The planning board, next meeting July 10, won’t be taking up Verizon’s request until August. After that the issue goes before Jackson County commissioners for an up or down vote.

Robertson has some concerns about the possibility of a tower near his property and in the viewshed of Whiteside Cove. 

“In a setting such as Whiteside Cove, in which you have a lot of public lands, you can see right down on it,” Robertson said. 

Other residents contacting the county have voiced the same concern about a tower being built in a heavily used recreation area valued for its beauty.

Catherine Cranston Whitham, another nearby neighbor to the proposed tower, requested that the county consider the “potential intrusion on the rural and ‘unspoiled’ character of the mountain landscape.”  

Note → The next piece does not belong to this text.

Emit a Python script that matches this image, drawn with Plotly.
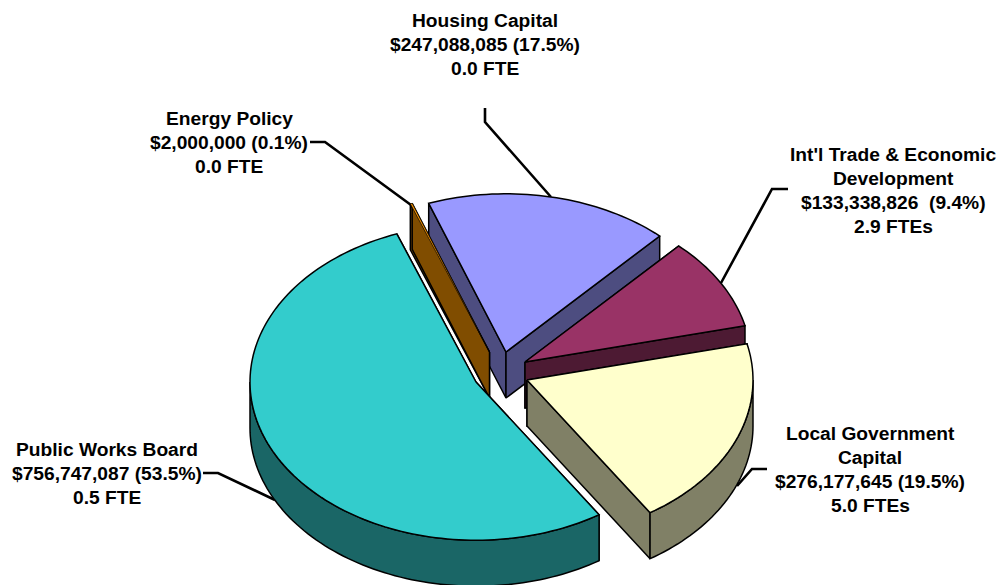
import math
import plotly.graph_objects as go

# ---- data ----
categories = ["Housing Capital", "Int'l Trade & Economic Development", "Local Government Capital",
              "Public Works Board", "Energy Policy"]
amounts = [247088085, 133338826, 276177645, 756747087, 2000000]
label_lines = [
    ["Housing Capital", "$247,088,085 (17.5%)", "0.0 FTE"],
    ["Int'l Trade & Economic", "Development", "$133,338,826\u00a0 (9.4%)", "2.9 FTEs"],
    ["Local Government", "Capital", "$276,177,645 (19.5%)", "5.0 FTEs"],
    ["Public Works Board", "$756,747,087 (53.5%)", "0.5 FTE"],
    ["Energy Policy", "$2,000,000 (0.1%)", "0.0 FTE"],
]

# ---- styles and layout ----
top_colors = ["#9999FF", "#993366", "#FFFFCC", "#33CCCC", "#FF9900"]
side_colors = ["#4D4D80", "#4D1A33", "#808066", "#1A6666", "#804D00"]
top_line = [1.5, 1.5, 1.5, 1.5, 0.7]
apex = [(506, 352), (525, 362), (527, 380), (476, 382), (489.5, 352)]  # exploded slice tips, px
label_x = [484.5, 893, 870, 107, 229]
label_y0 = [20, 154, 433, 449, 118]
leaders = [
    [(485, 108), (485, 122), (551, 197)],
    [(788, 189), (772, 189), (721, 283)],
    [(767, 469), (752, 469), (737, 486)],
    [(203, 473), (218, 473), (275, 500)],
    [(310, 142), (325, 142), (411, 205)],
]
RADIUS, TILT, DEPTH, START_DEG = 226, 0.70, 46, -20.0
draw_order = [0, 1, 2, 4, 3]
LINE_PITCH = 24

total = sum(amounts)
bounds = []
a = START_DEG
for v in amounts:
    bounds.append((a, a + v / total * 360))
    a += v / total * 360


def rim(tip, deg, drop=0):
    t = math.radians(deg)
    return tip[0] + RADIUS * math.sin(t), tip[1] - RADIUS * TILT * math.cos(t) + drop


def sweep(a0, a1):
    n = max(2, int((a1 - a0) / 1.5) + 1)
    return [a0 + (a1 - a0) * i / n for i in range(n + 1)]


fig = go.Figure()


def poly(points, color, name, width=1.5):
    fig.add_trace(go.Scatter(
        x=[p[0] for p in points] + [points[0][0]],
        y=[p[1] for p in points] + [points[0][1]],
        mode="lines", fill="toself", fillcolor=color,
        line=dict(color="black", width=width, simplify=False), name=name, hoverinfo="name", showlegend=False))


for path in leaders:
    fig.add_trace(go.Scatter(x=[p[0] for p in path], y=[p[1] for p in path], mode="lines",
                             line=dict(color="black", width=2.6), hoverinfo="skip", showlegend=False))

for i in draw_order:
    tip, (a0, a1), name = apex[i], bounds[i], categories[i]
    for edge in (a0, a1):
        poly([tip, rim(tip, edge), rim(tip, edge, DEPTH), (tip[0], tip[1] + DEPTH)], side_colors[i], name)
    w0, w1 = max(a0, 90), min(a1, 270)
    if w1 > w0:
        arc = sweep(w0, w1)
        poly([rim(tip, d) for d in arc] + [rim(tip, d, DEPTH) for d in reversed(arc)], side_colors[i], name)
    poly([tip] + [rim(tip, d) for d in sweep(a0, a1)], top_colors[i], name, top_line[i])

annotations = []
for lines, x, y0 in zip(label_lines, label_x, label_y0):
    for j, text in enumerate(lines):
        annotations.append(dict(x=x, y=y0 + j * LINE_PITCH, xref="x", yref="y", text=f"<b>{text}</b>", showarrow=False,
                                xanchor="center", yanchor="middle",
                                font=dict(family="Liberation Sans, Arial, sans-serif", size=19.2, color="black")))

fig.update_layout(
    width=1002, height=585, autosize=False,
    margin=dict(l=0, r=0, t=0, b=0),
    paper_bgcolor="white", plot_bgcolor="white",
    showlegend=False, annotations=annotations,
    xaxis=dict(range=[0, 1002], visible=False, fixedrange=True),
    yaxis=dict(range=[585, 0], visible=False, fixedrange=True),
)
fig.write_html("out.html", config={"displayModeBar": False},
               post_script="document.body.style.margin='0';document.body.style.overflow='hidden';")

“This character is the very source of both conservation pride and economic value to the county due to the desirability of the mountain experience for visitors and homeowners alike,” she wrote.

During the most recent planning board meeting, members discussed how cell phone towers were undesirable but necessary for reception purposes. 

“The role of this board is challenging,” Green told the board. “You know they are ugly and hideous, but you need them.”

In Cashiers, Robertson is one of the people who would benefit from the expanded reach of a new tower. But that potential luxury doesn’t do the trick when he thinks about the view from Whiteside.

“I don’t have cell phone service at my house,” Robertson said, “and this tower would provide it, but I would just as soon not have it if it’d affect other people in the county this way.”